**THE EXERCISE:** The lines from the top of the material below through the line containing "11.15, 10.05, 8.95];" are to be printed exactly, with pictures omitted.

:: SOURCE RECORDS ::

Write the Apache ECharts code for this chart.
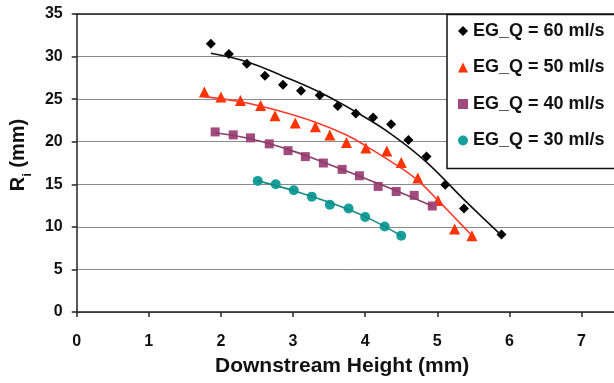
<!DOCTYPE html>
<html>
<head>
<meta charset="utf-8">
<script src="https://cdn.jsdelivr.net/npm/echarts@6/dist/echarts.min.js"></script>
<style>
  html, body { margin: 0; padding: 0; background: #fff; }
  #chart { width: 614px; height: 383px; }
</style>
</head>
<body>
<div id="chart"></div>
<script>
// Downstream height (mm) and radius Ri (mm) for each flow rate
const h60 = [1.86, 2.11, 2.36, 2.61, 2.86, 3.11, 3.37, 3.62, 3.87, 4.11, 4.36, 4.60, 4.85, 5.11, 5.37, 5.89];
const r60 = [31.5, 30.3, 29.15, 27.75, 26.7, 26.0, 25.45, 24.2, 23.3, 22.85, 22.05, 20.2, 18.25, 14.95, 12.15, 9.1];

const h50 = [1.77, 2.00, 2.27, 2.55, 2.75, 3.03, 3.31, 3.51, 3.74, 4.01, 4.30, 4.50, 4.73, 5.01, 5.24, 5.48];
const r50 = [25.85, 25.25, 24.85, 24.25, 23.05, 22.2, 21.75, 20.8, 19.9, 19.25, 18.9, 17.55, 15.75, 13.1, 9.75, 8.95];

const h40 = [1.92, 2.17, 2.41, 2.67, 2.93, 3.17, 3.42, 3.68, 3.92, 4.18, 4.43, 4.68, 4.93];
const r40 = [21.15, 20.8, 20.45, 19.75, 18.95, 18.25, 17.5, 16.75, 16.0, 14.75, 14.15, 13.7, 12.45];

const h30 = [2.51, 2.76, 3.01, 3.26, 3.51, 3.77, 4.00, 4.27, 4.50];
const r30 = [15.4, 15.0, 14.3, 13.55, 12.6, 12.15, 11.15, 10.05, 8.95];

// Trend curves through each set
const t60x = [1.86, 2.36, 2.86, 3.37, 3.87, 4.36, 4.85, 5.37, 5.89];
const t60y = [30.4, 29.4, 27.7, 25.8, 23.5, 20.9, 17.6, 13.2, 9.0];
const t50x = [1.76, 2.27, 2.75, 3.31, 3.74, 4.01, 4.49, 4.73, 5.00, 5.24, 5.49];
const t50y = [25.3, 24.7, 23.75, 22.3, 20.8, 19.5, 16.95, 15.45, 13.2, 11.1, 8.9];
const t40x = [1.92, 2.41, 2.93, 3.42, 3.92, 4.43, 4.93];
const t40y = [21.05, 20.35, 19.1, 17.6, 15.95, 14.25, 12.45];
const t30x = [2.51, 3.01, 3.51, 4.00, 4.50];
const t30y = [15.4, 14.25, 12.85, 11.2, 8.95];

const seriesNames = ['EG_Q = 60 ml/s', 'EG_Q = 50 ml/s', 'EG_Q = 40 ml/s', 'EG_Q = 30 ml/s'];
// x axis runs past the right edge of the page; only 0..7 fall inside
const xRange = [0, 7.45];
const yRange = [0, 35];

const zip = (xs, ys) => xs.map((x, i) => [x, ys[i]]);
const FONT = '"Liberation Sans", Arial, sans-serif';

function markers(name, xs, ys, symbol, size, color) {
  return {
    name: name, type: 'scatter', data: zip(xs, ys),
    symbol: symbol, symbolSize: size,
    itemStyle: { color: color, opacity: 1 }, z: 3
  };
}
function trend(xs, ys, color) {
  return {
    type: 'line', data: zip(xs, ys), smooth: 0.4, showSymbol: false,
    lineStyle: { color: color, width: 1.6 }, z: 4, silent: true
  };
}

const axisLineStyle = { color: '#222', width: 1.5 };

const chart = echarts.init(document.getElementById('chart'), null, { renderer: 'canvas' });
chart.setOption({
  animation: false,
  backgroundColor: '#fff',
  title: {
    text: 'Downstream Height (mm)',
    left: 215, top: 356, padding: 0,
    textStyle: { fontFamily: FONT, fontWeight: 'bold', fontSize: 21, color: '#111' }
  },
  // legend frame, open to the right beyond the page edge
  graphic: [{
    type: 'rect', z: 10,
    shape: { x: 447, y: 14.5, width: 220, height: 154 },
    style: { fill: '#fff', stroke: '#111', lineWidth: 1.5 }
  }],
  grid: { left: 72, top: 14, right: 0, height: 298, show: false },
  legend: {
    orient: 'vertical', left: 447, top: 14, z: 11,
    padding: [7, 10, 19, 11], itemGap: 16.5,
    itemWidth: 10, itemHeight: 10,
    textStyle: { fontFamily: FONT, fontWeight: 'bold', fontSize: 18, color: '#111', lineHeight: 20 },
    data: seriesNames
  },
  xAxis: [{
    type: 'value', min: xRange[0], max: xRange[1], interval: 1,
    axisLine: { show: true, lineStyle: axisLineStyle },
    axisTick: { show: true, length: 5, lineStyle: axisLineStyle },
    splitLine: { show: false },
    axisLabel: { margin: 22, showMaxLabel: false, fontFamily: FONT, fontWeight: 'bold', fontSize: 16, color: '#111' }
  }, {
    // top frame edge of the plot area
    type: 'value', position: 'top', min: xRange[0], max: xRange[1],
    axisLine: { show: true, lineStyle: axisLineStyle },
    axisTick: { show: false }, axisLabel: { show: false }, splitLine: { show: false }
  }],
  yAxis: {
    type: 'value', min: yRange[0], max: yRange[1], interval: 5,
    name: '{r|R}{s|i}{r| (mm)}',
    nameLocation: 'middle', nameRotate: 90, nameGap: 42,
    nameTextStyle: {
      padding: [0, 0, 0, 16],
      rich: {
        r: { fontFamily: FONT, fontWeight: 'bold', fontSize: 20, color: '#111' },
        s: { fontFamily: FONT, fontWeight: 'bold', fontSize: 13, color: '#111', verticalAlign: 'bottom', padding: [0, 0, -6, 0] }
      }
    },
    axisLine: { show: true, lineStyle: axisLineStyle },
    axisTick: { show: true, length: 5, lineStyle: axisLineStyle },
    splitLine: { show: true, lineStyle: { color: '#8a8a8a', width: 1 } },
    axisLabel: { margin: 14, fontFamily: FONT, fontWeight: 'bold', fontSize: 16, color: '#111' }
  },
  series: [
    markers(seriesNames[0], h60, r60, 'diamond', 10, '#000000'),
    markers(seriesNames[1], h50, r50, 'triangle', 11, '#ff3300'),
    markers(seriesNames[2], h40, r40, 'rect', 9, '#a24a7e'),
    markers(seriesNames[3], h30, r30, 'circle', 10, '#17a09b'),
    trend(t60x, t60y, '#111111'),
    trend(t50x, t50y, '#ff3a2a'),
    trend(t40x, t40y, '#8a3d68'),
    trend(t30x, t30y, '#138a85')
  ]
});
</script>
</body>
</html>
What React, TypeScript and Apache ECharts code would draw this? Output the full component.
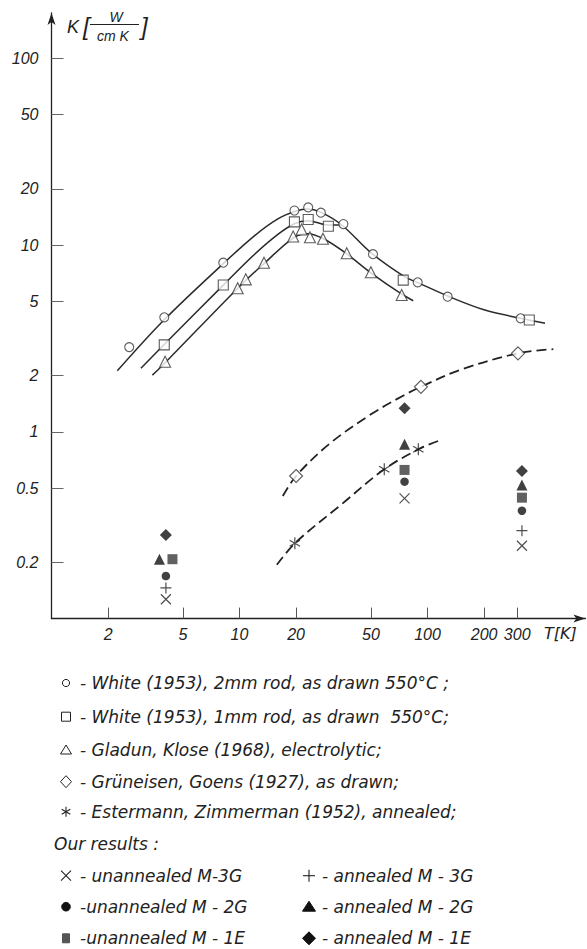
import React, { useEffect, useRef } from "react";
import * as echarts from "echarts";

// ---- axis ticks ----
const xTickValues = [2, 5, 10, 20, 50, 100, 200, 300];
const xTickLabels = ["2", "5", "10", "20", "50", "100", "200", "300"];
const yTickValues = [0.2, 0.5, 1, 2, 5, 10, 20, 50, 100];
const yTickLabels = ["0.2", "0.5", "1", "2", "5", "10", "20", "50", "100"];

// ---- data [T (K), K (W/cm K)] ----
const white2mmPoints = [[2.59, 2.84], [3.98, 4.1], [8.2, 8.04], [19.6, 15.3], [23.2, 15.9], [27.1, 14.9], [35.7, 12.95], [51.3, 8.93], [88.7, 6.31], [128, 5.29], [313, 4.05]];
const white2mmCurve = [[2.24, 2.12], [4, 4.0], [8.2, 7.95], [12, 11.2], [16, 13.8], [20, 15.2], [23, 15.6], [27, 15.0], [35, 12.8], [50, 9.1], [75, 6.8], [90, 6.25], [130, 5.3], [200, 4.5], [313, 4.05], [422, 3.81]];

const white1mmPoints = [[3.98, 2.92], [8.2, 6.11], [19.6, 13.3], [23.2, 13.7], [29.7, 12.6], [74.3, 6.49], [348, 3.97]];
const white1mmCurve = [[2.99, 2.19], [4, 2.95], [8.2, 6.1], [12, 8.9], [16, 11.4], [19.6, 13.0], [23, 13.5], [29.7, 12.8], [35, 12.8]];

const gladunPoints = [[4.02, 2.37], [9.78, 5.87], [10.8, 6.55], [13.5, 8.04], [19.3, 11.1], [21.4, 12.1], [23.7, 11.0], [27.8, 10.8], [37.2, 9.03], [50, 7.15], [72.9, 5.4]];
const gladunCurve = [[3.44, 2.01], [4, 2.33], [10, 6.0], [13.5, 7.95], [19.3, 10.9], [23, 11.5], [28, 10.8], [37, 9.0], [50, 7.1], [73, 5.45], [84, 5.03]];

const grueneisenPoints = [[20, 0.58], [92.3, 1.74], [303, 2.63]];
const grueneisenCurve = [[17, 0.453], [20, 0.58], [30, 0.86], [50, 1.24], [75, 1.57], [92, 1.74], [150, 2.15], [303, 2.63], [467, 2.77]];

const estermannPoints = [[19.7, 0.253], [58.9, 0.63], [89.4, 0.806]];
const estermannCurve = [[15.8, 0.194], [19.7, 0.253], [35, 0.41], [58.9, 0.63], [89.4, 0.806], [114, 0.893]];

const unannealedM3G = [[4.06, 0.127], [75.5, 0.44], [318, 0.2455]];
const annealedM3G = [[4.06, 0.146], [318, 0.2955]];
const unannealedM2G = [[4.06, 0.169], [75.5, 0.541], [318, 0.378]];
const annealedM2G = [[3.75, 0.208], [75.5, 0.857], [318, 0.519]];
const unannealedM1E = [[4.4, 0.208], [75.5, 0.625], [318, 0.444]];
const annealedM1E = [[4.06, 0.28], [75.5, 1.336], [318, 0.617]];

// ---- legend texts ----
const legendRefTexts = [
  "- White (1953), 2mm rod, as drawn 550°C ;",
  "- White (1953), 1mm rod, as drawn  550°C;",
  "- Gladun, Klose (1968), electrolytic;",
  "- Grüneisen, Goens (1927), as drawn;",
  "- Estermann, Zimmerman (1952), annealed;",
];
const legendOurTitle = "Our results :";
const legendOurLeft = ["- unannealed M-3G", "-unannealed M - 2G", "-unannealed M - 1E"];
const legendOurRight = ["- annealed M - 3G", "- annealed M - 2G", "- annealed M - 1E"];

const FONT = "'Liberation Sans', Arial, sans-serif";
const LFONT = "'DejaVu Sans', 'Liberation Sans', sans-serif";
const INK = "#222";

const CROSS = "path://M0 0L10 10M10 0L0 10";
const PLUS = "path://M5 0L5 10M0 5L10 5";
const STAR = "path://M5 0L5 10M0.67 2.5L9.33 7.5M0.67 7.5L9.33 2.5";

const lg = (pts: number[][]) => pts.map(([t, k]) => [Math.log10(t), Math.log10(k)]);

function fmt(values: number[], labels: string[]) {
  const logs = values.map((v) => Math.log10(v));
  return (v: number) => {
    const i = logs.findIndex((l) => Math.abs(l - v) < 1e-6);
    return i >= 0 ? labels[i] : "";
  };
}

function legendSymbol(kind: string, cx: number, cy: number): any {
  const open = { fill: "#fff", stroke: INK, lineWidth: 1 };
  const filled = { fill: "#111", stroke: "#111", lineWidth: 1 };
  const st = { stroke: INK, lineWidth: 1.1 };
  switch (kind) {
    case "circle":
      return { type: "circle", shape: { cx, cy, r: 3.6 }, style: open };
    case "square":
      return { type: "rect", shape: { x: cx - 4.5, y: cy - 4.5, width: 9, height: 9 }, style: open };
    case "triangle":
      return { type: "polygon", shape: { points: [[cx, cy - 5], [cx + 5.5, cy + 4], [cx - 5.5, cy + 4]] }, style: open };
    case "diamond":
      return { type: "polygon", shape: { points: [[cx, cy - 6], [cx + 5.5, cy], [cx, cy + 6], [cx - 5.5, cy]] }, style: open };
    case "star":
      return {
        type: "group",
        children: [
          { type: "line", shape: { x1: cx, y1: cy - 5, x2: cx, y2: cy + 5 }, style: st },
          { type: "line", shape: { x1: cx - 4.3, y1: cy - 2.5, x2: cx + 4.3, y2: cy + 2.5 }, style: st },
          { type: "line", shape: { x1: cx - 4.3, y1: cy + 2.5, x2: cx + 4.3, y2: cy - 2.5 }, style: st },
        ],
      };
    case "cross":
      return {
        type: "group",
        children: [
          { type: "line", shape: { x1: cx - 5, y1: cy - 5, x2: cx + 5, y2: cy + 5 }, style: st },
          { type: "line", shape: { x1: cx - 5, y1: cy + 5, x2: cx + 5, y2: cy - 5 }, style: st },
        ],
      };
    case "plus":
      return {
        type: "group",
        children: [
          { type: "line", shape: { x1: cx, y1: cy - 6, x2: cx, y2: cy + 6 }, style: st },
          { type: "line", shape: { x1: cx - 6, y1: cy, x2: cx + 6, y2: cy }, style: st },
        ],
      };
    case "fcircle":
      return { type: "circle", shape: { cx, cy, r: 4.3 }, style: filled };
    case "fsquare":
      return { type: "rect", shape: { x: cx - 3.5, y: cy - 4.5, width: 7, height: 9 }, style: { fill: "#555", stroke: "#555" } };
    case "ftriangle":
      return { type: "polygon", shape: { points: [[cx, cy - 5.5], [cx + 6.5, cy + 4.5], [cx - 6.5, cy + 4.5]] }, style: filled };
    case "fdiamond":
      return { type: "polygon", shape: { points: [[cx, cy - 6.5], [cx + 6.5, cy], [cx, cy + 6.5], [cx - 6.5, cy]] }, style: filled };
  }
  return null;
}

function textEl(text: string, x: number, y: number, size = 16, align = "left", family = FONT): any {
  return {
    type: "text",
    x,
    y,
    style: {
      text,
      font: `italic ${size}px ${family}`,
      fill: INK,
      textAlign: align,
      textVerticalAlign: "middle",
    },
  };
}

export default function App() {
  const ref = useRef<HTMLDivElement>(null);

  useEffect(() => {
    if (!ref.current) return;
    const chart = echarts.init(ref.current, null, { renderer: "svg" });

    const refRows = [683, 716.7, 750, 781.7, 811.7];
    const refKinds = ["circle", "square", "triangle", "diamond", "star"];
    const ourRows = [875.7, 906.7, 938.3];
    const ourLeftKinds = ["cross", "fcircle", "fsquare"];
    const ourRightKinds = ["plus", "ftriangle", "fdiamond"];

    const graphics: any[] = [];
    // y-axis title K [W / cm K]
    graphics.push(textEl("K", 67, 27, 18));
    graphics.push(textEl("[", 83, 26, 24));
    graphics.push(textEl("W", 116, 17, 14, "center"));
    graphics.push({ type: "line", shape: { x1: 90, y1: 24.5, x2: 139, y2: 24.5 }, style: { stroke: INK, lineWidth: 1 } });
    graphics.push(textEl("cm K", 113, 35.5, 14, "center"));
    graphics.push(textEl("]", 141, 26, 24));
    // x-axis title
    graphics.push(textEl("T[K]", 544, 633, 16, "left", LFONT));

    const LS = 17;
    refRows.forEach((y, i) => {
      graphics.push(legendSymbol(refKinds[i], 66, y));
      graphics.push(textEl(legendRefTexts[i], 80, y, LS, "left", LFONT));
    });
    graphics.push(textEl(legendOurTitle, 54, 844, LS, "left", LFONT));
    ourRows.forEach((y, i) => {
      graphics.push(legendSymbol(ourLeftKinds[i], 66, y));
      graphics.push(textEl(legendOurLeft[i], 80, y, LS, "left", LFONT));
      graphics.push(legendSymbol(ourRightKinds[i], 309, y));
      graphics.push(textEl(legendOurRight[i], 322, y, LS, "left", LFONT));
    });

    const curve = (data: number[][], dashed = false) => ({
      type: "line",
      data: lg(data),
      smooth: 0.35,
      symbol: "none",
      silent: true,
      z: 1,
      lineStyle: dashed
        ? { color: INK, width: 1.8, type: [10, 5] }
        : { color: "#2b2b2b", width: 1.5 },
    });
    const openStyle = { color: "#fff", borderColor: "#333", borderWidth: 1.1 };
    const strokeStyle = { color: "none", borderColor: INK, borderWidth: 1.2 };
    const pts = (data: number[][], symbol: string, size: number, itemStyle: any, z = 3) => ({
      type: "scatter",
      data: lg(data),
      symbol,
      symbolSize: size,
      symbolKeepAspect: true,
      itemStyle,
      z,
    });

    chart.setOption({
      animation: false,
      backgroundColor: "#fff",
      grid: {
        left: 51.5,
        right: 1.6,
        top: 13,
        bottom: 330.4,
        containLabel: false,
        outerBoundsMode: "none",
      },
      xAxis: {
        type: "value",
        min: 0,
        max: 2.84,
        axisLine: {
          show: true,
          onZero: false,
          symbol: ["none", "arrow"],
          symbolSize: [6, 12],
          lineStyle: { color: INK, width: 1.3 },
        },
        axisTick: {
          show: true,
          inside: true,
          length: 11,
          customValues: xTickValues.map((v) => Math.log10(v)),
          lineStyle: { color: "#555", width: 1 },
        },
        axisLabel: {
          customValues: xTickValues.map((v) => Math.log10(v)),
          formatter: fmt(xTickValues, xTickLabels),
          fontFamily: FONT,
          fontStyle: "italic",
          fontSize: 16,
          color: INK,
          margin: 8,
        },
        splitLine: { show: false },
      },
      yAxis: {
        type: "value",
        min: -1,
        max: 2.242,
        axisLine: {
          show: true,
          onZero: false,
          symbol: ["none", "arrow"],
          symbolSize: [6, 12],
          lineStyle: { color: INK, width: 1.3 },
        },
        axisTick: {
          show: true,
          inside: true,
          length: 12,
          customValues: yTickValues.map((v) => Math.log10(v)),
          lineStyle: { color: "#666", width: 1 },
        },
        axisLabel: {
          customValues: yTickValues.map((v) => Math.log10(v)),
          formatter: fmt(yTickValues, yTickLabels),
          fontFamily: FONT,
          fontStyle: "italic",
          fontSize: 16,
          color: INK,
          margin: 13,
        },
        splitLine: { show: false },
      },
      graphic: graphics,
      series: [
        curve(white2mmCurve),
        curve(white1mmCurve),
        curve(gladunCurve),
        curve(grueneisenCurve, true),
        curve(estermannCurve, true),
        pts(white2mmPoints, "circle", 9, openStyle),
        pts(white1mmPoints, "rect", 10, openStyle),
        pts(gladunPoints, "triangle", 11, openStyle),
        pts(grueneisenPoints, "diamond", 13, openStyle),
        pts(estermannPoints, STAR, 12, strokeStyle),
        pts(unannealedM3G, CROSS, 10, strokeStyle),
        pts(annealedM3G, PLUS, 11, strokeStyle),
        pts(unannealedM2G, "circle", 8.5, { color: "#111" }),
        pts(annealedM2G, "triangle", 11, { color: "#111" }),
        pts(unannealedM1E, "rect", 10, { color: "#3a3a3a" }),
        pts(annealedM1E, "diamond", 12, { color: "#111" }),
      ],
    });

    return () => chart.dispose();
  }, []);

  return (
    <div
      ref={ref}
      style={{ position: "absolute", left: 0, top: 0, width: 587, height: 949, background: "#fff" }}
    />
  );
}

:::

**SOLUTION TO THE EXERCISE:**
Write the Apache ECharts code for this chart.
<!DOCTYPE html>
<html>
<head>
<meta charset="utf-8">
<script src="https://cdn.jsdelivr.net/npm/echarts@6/dist/echarts.min.js"></script>
<style>
  html, body { margin: 0; padding: 0; background: #fff; }
  #chart { width: 614px; height: 383px; }
</style>
</head>
<body>
<div id="chart"></div>
<script>
// Downstream height (mm) and radius Ri (mm) for each flow rate
const h60 = [1.86, 2.11, 2.36, 2.61, 2.86, 3.11, 3.37, 3.62, 3.87, 4.11, 4.36, 4.60, 4.85, 5.11, 5.37, 5.89];
const r60 = [31.5, 30.3, 29.15, 27.75, 26.7, 26.0, 25.45, 24.2, 23.3, 22.85, 22.05, 20.2, 18.25, 14.95, 12.15, 9.1];

const h50 = [1.77, 2.00, 2.27, 2.55, 2.75, 3.03, 3.31, 3.51, 3.74, 4.01, 4.30, 4.50, 4.73, 5.01, 5.24, 5.48];
const r50 = [25.85, 25.25, 24.85, 24.25, 23.05, 22.2, 21.75, 20.8, 19.9, 19.25, 18.9, 17.55, 15.75, 13.1, 9.75, 8.95];

const h40 = [1.92, 2.17, 2.41, 2.67, 2.93, 3.17, 3.42, 3.68, 3.92, 4.18, 4.43, 4.68, 4.93];
const r40 = [21.15, 20.8, 20.45, 19.75, 18.95, 18.25, 17.5, 16.75, 16.0, 14.75, 14.15, 13.7, 12.45];

const h30 = [2.51, 2.76, 3.01, 3.26, 3.51, 3.77, 4.00, 4.27, 4.50];
const r30 = [15.4, 15.0, 14.3, 13.55, 12.6, 12.15, 11.15, 10.05, 8.95];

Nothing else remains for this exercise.